Why is Networking So Hard?
“Why is networking so hard?, I was asked. Without much thought, I said, “Networking is like change. Change can be hard”. Where did that come from? Let’s take a look at my thinking and extended response.
By now, we’re all familiar with the “change curve”. This concept originated with Elizabeth Kubler-Ross to describe the five stages of grief as it relates to death, a divorce or trauma. These stages were adopted to be generally used in corporate sales training and development, and it has grown from there. A most useful variation of the change curve language is from William Bridges. Combining the two we can get a curve that looks something like this:
For the purpose of this conversation, change is the end of one thing and therefore the beginning of something new. The stages of change are denial, resistance, exploration and commitment.
Sales and networking are cousins, so if we have moved from grief to sales, the application to networking is not a hard one. Unlike grief, in sales and networking two parties are going through change. Therefore, it’s about aligning the stages of each party to bring along a customer while you too are going through the discomfort. When experienced, change for the salesperson (networker) is not so difficult, and they are better able to guide the customer (networkee) through their change (buying this product and having less money in their wallet).
The question I received was from an inexperienced networker. It was the networker who is having a tough time with the change. We’ll also try to address the difficulty of the networkee.
What is ending? Comfort. My personal worldview. Confidence (false-confidence). Faced with this we deny the need to meet new people, to ask for help, to gather new ideas, or to ask people to challenge our world-view. Even when we are in a room full of professionals or have loads of friends, we resist the opportunity to put ourselves out there. How long can this last? Unfortunately, too long. The great idea has passed. The opportunity slips away. Only, maybe as a last resort, at the last moment, we reach out, but only to the closest relationships.

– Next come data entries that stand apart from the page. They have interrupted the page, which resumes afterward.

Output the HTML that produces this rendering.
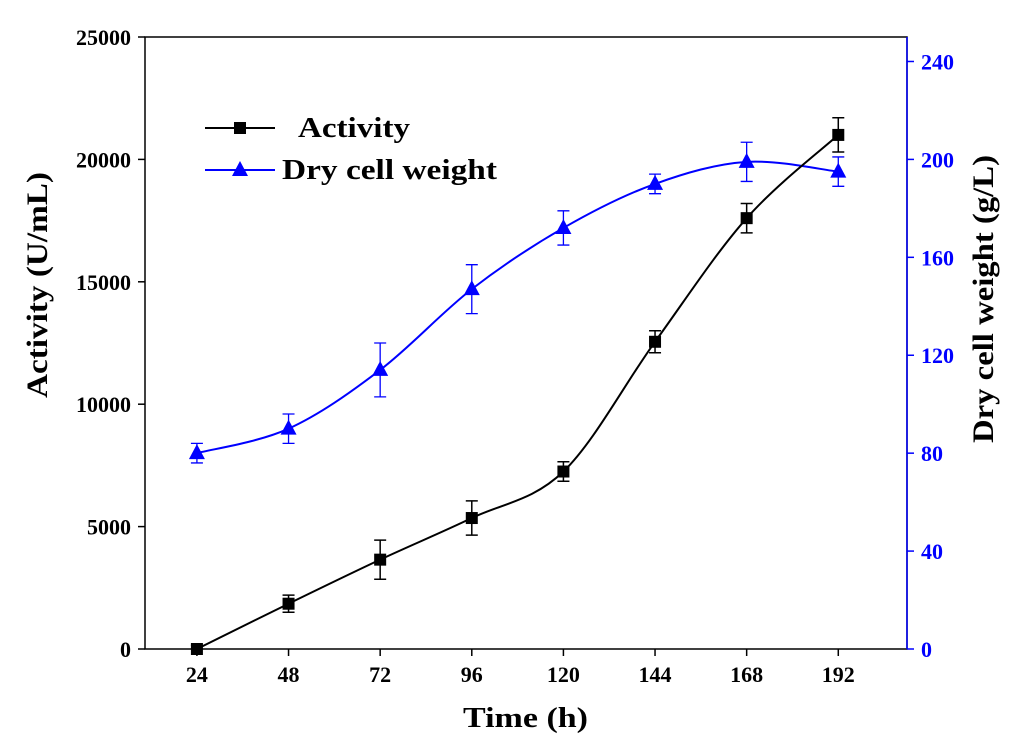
<!DOCTYPE html>
<html><head><meta charset="utf-8"><style>
body{margin:0;background:#fff}
svg text{font-family:"Liberation Serif",serif;font-weight:bold}
</style></head><body>
<svg id="chart" width="1024" height="748" xmlns="http://www.w3.org/2000/svg"></svg>
<script>
const xTicks=[24,48,72,96,120,144,168,192];
const activity=[0,1850,3650,5350,7250,12550,17600,21000];
const activityErr=[150,350,800,700,400,450,600,700];
const dcw=[80,90,114,147,172,190,199,195];
const dcwErr=[4,6,11,10,7,4,8,6];
const yLeftTicks=[0,5000,10000,15000,20000,25000];
const yRightTicks=[0,40,80,120,160,200,240];

const L=145,R=907,T=37,B=649;
const X=v=>L+(v-10.4)/(210-10.4)*(R-L);
const YL=v=>B-v/25000*(B-T);
const YR=v=>B-v/250*(B-T);
const svg=document.getElementById('chart');
const NS='http://www.w3.org/2000/svg';
function el(tag,attrs,parent){const e=document.createElementNS(NS,tag);for(const k in attrs)e.setAttribute(k,attrs[k]);(parent||svg).appendChild(e);return e;}
function txt(s,attrs){const e=el('text',attrs);e.textContent=s;return e;}

const frame=el('rect',{x:L,y:T,width:R-L,height:B-T,fill:'none',stroke:'#000','stroke-width':1.5});


const rax=el('line',{x1:R,y1:T,x2:R,y2:B,stroke:'#0000ff','stroke-width':1.5});



xTicks.forEach(v=>{
  el('line',{x1:X(v),y1:B,x2:X(v),y2:B+7,stroke:'#000','stroke-width':1.5});
  const t=txt(String(v),{x:X(v),y:B+33,'text-anchor':'middle','font-size':22});
  
  
});
yLeftTicks.forEach(v=>{
  el('line',{x1:L-7,y1:YL(v),x2:L,y2:YL(v),stroke:'#000','stroke-width':1.5});
  const t=txt(String(v),{x:L-14,y:YL(v)+8,'text-anchor':'end','font-size':22});
  
  
});
yRightTicks.forEach(v=>{
  el('line',{x1:R,y1:YR(v),x2:R+7,y2:YR(v),stroke:'#0000ff','stroke-width':1.5});
  const t=txt(String(v),{x:R+14,y:YR(v)+8,'font-size':22,fill:'#0000ff'});
  
  
});
const xt=txt('Time (h)',{x:463,y:727,'font-size':28,textLength:125,lengthAdjust:'spacingAndGlyphs'});


const yl=txt('Activity (U/mL)',{x:-113,y:0,'font-size':30,textLength:226,lengthAdjust:'spacingAndGlyphs',transform:'translate(47,285) rotate(-90)'});


const yr=txt('Dry cell weight (g/L)',{x:-144,y:0,'font-size':30,textLength:288,lengthAdjust:'spacingAndGlyphs',transform:'translate(993,299) rotate(-90)'});



function spline(pts){
  let d=`M${pts[0][0]},${pts[0][1]}`;
  for(let i=0;i<pts.length-1;i++){
    const p0=pts[i-1]||pts[i],p1=pts[i],p2=pts[i+1],p3=pts[i+2]||p2;
    const c1=[p1[0]+(p2[0]-p0[0])/6,p1[1]+(p2[1]-p0[1])/6];
    const c2=[p2[0]-(p3[0]-p1[0])/6,p2[1]-(p3[1]-p1[1])/6];
    d+=` C${c1[0]},${c1[1]} ${c2[0]},${c2[1]} ${p2[0]},${p2[1]}`;
  }
  return d;
}
const dp=el('path',{d:spline(xTicks.map((x,i)=>[X(x),YR(dcw[i])])),fill:'none',stroke:'#0000ff','stroke-width':2});


xTicks.forEach((x,i)=>{
  const cx=X(x),cy=YR(dcw[i]),y1=YR(dcw[i]+dcwErr[i]),y2=YR(dcw[i]-dcwErr[i]);
  el('path',{d:`M${cx},${y1}V${y2}M${cx-6},${y1}H${cx+6}M${cx-6},${y2}H${cx+6}`,stroke:'#0000ff','stroke-width':1.3,fill:'none'});
  const m=el('polygon',{points:`${cx},${cy-9} ${cx-8},${cy+6} ${cx+8},${cy+6}`,fill:'#0000ff'});
  
  
});
const ap=el('path',{d:spline(xTicks.map((x,i)=>[X(x),YL(activity[i])])),fill:'none',stroke:'#000','stroke-width':2});


xTicks.forEach((x,i)=>{
  const cx=X(x),cy=YL(activity[i]),y1=YL(activity[i]+activityErr[i]),y2=YL(Math.max(0,activity[i]-activityErr[i]));
  el('path',{d:`M${cx},${y1}V${y2}M${cx-6},${y1}H${cx+6}M${cx-6},${y2}H${cx+6}`,stroke:'#000','stroke-width':1.5,fill:'none'});
  const m=el('rect',{x:cx-6,y:cy-6,width:12,height:12,fill:'#000'});
  
  
});
el('line',{x1:205,y1:128,x2:275,y2:128,stroke:'#000','stroke-width':2});
el('rect',{x:234,y:122,width:12,height:12,fill:'#000'});
const l1=txt('Activity',{x:298,y:137,'font-size':29,textLength:112,lengthAdjust:'spacingAndGlyphs'});


el('line',{x1:205,y1:170,x2:275,y2:170,stroke:'#0000ff','stroke-width':2});
el('polygon',{points:'240,161 232,176 248,176',fill:'#0000ff'});
const l2=txt('Dry cell weight',{x:282,y:179,'font-size':29,textLength:215,lengthAdjust:'spacingAndGlyphs'});


</script>
</body></html>
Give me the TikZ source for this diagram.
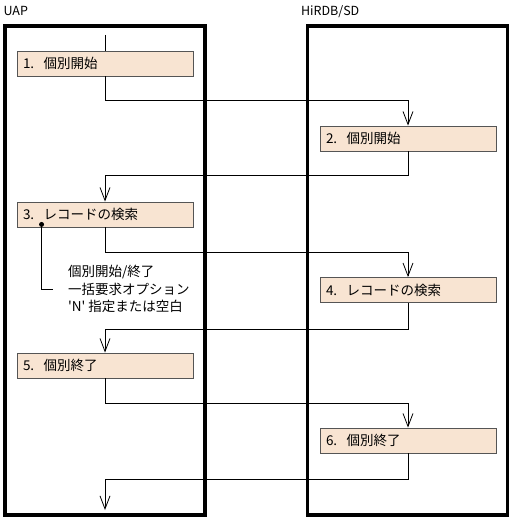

How do we start a new beginning? Small talk. Finding something in common with the other person. A question. With all change, success with small explorations leads to more exploration. Which ultimately leads to commitment to the new beginning—that is, a new conversation, a new relationship, or knowledge.
We know the value of networking, and most have already worked through the denial and resistance to find ourselves sitting in the “valley of chaos”. The key to getting out of this place is making small explorations. Some people have a disdain for small talk—the weather, sports, kids. This is why the “elevator speech” is commonly suggested so that you have something to say to start the conversation. Perhaps, an even easier and a more flexible approach is to ask the other person a question. “What do you do?” “Where do you work?” “Have you ever thought about…?” “What do you think about…?” “Where did you get that tie?”
A question, rather than a statement, gives the other person an easy opportunity to engage in this relationship too. Starting your conversation with a question is a way to get the other person through their change curve too. The question guides them out of their comfort zone, and the response is their version of exploration. (Unless you have something outstanding to say, listening is not really an exploration that easily leads to commitment.) If their response goes successfully, then they are more likely to commit to continuing the conversation. Therefore, you should show interest in their answer and even ask a follow up question to further promote commitment. In this way, you are the experienced one who guides the other person to buy your product (you) and give you their insight.